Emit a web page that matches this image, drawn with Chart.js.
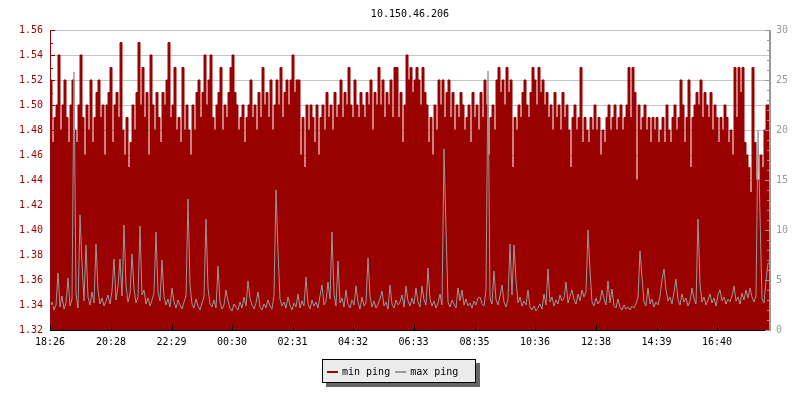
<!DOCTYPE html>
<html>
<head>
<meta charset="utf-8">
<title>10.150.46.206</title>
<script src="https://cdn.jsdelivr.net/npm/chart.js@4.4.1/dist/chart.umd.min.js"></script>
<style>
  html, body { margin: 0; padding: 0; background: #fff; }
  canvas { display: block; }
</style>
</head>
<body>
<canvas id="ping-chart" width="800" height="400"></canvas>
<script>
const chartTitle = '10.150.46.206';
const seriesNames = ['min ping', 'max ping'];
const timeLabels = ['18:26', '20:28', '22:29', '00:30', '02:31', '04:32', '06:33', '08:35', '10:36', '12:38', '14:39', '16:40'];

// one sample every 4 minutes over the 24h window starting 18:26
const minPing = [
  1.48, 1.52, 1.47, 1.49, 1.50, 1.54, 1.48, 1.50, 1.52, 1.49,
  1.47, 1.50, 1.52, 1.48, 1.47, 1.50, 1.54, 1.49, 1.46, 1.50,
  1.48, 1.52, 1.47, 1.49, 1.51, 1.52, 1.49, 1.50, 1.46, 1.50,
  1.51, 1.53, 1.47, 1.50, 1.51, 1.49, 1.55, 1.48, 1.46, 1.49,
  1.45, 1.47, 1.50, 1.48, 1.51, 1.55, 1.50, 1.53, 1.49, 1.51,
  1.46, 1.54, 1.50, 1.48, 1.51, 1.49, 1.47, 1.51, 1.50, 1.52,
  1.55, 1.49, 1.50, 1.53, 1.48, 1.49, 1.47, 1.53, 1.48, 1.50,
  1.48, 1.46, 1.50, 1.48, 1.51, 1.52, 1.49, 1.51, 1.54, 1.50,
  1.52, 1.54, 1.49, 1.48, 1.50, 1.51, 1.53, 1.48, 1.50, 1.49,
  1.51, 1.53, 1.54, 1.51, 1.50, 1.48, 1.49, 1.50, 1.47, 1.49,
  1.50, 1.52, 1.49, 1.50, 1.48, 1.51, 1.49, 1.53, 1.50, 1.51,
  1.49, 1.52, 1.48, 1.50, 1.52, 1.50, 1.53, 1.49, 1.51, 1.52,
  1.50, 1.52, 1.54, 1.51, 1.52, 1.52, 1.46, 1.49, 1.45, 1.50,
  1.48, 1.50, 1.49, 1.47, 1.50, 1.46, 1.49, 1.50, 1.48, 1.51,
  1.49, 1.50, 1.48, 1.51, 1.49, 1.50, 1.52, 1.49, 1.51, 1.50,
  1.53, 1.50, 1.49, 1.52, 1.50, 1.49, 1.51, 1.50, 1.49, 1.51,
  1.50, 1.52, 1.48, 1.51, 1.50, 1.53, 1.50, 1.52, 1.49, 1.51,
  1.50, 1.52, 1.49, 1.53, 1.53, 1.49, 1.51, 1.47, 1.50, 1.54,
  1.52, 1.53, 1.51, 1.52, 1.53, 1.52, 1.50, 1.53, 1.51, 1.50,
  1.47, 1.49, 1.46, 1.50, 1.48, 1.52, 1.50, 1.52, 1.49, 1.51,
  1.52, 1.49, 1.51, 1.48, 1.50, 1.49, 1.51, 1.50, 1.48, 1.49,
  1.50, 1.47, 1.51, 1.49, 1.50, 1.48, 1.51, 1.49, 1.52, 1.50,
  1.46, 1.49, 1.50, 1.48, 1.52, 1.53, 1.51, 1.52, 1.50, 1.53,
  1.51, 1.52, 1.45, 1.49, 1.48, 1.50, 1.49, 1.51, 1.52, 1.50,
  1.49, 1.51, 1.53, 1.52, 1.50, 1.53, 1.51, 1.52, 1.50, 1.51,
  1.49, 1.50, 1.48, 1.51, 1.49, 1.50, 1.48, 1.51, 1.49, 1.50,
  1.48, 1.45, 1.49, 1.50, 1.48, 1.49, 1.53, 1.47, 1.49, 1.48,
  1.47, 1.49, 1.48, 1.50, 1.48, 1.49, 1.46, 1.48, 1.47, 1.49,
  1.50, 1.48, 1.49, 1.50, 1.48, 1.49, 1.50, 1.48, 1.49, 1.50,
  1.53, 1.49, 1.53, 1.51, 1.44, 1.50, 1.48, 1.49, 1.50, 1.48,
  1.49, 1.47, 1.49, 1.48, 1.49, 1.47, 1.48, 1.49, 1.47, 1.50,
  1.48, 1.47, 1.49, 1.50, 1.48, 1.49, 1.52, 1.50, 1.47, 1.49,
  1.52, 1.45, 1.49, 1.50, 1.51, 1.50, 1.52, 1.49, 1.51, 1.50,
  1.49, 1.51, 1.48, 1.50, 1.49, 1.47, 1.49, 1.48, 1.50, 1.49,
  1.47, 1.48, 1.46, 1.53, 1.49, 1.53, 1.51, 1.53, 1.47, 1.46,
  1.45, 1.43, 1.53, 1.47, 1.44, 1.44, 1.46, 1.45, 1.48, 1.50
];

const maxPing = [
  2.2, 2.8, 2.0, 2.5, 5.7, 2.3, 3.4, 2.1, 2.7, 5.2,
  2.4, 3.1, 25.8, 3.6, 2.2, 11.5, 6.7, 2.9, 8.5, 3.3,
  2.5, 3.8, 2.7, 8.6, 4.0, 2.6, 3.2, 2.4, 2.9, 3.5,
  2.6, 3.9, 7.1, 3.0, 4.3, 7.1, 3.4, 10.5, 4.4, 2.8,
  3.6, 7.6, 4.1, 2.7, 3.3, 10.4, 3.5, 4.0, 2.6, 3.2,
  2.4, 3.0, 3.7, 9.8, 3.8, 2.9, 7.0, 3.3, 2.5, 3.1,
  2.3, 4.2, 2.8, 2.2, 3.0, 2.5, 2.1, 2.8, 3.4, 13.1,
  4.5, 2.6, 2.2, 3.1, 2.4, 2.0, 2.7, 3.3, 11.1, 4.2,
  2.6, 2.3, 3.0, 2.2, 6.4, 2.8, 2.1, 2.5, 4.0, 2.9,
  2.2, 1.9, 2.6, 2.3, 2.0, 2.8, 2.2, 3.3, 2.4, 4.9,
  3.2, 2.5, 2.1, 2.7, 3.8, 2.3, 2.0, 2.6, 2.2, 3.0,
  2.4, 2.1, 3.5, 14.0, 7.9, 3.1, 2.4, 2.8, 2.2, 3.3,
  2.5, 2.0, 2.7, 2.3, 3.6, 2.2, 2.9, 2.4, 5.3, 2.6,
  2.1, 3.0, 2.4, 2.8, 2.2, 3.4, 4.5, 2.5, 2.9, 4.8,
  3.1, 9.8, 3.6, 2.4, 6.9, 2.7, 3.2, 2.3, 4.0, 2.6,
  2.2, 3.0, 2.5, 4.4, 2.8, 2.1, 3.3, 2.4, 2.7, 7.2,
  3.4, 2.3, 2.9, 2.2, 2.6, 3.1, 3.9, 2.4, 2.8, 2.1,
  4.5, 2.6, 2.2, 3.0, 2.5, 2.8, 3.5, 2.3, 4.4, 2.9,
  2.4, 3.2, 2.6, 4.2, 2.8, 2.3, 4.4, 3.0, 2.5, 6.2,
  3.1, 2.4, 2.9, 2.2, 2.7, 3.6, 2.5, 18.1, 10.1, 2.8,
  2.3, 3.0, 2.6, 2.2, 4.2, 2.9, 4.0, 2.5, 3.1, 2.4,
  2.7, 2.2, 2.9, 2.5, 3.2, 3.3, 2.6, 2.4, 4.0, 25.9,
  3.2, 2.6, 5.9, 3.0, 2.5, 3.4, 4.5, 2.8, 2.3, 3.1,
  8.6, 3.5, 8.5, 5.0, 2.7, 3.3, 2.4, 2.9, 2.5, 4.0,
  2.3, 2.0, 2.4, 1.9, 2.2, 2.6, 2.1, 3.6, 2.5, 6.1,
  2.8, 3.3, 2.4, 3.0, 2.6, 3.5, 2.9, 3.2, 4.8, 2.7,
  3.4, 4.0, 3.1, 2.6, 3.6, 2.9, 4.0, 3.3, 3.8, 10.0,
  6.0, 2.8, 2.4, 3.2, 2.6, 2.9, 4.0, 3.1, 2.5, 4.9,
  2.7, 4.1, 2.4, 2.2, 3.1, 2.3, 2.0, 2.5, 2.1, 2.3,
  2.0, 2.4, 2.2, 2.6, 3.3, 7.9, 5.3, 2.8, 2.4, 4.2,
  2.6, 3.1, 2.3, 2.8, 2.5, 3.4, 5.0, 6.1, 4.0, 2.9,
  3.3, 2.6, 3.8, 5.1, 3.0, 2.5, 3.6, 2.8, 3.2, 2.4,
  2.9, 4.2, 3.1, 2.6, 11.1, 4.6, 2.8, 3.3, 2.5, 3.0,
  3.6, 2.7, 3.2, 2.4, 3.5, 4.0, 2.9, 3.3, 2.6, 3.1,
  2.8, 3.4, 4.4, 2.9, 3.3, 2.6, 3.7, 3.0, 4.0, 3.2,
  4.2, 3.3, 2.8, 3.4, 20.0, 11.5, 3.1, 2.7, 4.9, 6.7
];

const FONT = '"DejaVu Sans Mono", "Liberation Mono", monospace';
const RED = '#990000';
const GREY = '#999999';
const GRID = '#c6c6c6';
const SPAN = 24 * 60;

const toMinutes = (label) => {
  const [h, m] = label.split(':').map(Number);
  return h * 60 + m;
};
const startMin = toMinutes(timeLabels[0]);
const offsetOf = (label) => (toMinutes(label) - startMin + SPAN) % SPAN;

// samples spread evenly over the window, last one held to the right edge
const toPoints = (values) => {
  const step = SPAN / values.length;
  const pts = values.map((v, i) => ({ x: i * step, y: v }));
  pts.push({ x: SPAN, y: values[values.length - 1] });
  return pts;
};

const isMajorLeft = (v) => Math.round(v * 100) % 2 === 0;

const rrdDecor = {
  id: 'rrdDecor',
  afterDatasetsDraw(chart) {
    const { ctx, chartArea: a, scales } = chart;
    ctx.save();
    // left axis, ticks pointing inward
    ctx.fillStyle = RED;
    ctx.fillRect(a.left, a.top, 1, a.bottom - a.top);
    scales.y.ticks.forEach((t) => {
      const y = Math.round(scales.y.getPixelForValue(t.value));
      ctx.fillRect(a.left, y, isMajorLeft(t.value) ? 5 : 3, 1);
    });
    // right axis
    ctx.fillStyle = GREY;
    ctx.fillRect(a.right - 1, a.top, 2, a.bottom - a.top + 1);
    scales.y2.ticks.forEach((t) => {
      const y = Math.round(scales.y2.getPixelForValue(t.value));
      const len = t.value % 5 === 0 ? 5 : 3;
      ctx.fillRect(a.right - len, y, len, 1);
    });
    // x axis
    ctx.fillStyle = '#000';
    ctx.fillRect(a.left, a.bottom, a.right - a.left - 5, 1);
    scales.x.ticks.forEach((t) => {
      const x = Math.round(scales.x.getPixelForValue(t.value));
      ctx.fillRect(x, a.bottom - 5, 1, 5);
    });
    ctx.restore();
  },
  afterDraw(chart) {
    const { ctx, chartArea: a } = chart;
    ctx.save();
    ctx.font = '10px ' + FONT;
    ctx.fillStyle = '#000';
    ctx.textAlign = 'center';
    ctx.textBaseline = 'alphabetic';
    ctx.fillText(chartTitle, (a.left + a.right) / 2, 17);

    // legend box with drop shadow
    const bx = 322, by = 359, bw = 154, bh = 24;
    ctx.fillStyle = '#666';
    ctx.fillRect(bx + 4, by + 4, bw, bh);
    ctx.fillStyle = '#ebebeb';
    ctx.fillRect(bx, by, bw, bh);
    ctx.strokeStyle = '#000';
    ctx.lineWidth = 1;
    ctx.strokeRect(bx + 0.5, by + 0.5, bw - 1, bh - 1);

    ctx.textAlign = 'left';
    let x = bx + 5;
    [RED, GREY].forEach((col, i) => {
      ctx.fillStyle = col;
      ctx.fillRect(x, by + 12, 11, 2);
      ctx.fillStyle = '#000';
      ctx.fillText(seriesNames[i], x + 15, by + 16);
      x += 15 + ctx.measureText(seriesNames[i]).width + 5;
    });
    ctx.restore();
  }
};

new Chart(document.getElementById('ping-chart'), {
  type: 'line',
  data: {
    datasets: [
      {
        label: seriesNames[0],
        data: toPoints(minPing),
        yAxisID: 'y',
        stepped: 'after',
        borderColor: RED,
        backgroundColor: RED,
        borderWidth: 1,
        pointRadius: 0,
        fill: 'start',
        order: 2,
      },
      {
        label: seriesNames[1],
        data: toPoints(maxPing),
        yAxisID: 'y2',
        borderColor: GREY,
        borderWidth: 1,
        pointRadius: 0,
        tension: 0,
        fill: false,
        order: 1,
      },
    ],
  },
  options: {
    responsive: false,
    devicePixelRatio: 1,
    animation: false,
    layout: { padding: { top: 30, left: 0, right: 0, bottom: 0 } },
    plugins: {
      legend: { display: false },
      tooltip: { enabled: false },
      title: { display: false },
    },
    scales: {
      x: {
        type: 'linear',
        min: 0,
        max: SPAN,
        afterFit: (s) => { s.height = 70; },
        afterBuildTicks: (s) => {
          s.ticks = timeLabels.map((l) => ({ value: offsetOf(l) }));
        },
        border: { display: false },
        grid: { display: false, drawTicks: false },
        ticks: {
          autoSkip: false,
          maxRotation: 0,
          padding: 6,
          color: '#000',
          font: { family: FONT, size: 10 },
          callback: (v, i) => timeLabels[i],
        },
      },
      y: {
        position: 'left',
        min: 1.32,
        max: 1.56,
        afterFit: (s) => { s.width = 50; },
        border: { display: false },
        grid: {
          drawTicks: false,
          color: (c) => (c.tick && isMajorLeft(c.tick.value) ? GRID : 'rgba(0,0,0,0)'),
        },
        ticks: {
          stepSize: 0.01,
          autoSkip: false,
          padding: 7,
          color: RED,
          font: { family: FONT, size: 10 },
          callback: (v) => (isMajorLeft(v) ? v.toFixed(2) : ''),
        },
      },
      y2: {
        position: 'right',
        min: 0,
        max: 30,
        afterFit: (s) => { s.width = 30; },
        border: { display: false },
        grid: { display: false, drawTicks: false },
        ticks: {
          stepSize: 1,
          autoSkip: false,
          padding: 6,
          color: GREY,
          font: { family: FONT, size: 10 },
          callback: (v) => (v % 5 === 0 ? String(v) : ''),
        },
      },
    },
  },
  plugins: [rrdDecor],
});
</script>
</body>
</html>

= WORK TO BE COMPLETED =
Report all lines of the material that contain the word "with".

= RESPONSE FOR THIS EXERCISE =
Emit a web page that matches this image, drawn with Chart.js.
    // legend box with drop shadow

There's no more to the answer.